We stayed at Brynwood on the River. The place is located just 2.6 miles from the Beaver Meadows Entrance. On top of that, it does offer rooms with tiny kitchenettes.
How to Get to Rocky Mountain National Park
Driving is always the best way to get to and around Rocky Mountain National Park. If you live in Colorado or any neighboring states, check how long it takes to get to the Rockies by car. In many cases, it’s the surest and most affordable option.
For those who live farther away, fly into Denver, located about 1 hour 30 minutes away. Rent a car at the airport and get ready for the unforgettable 2 days in Rocky Mountain National Park, full of the fall brilliance or snowy adventures.
What to Pack
- Layers. It can get pretty cold hiking in Rocky Mountain National Park in fall.
- Raincoat. Keep yourself warm and dry as it rains a lot in the mountains during the fall season.
- Hiking Poles. These are of most help on the steep inclines.

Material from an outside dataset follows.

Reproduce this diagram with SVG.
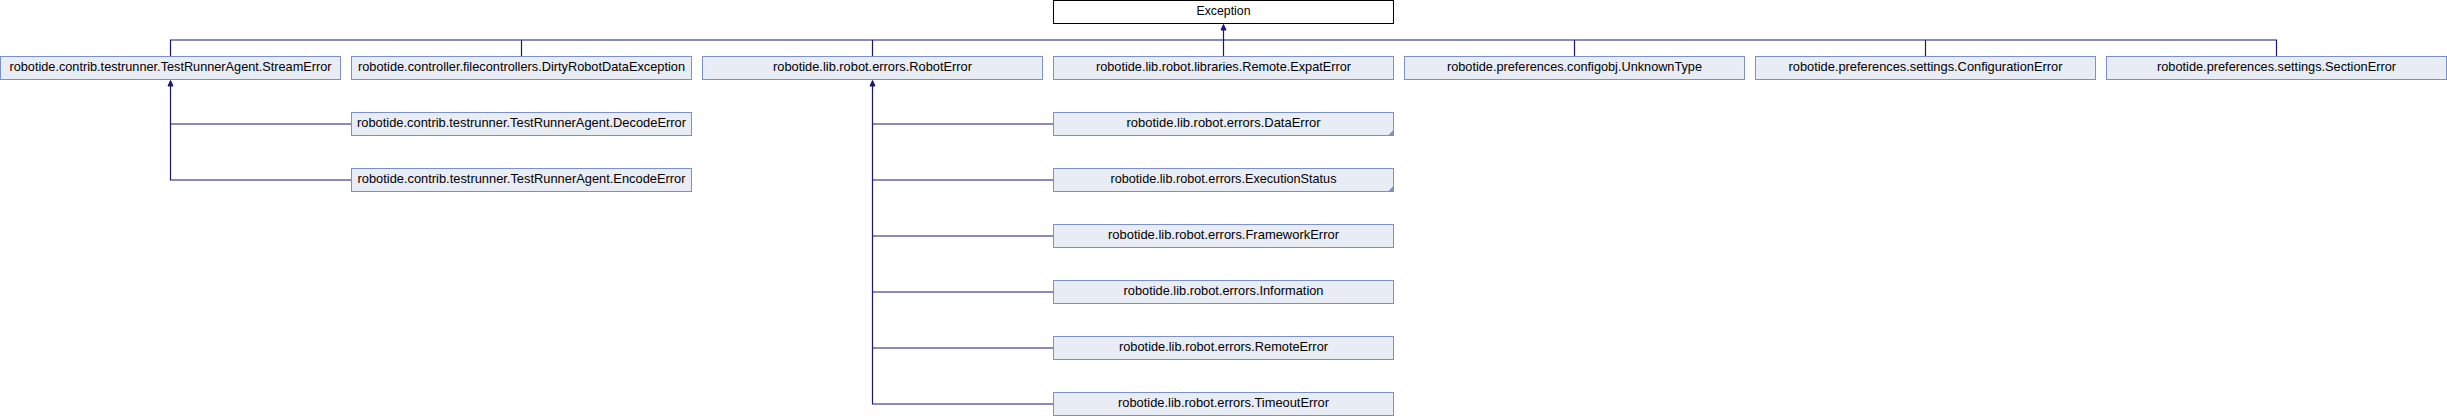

- Snowshoes. If you spend 2 days in Rocky Mountain National Park in late fall, be sure to bring along the snowshoes. The trails may be covered with snow by this time.
- Snacks and Water. Never go hiking without a bottle of water and some snacks or light lunch.
- Skin Protection. Even in fall, the sun may shine brightly. Protect your skin by wearing sunglasses, a hat, and sunscreen.
- Protection for Your Camera. If you use only a phone to capture all the places and special moments you hope to experience in the next 2 days in the fall-reigned wilderness of Rocky Mountain National Park, skip this tip. For those who use cameras, bring some sort of protection from the rain, snow, and hail. It can be as simple as a ziploc or any other plastic bag.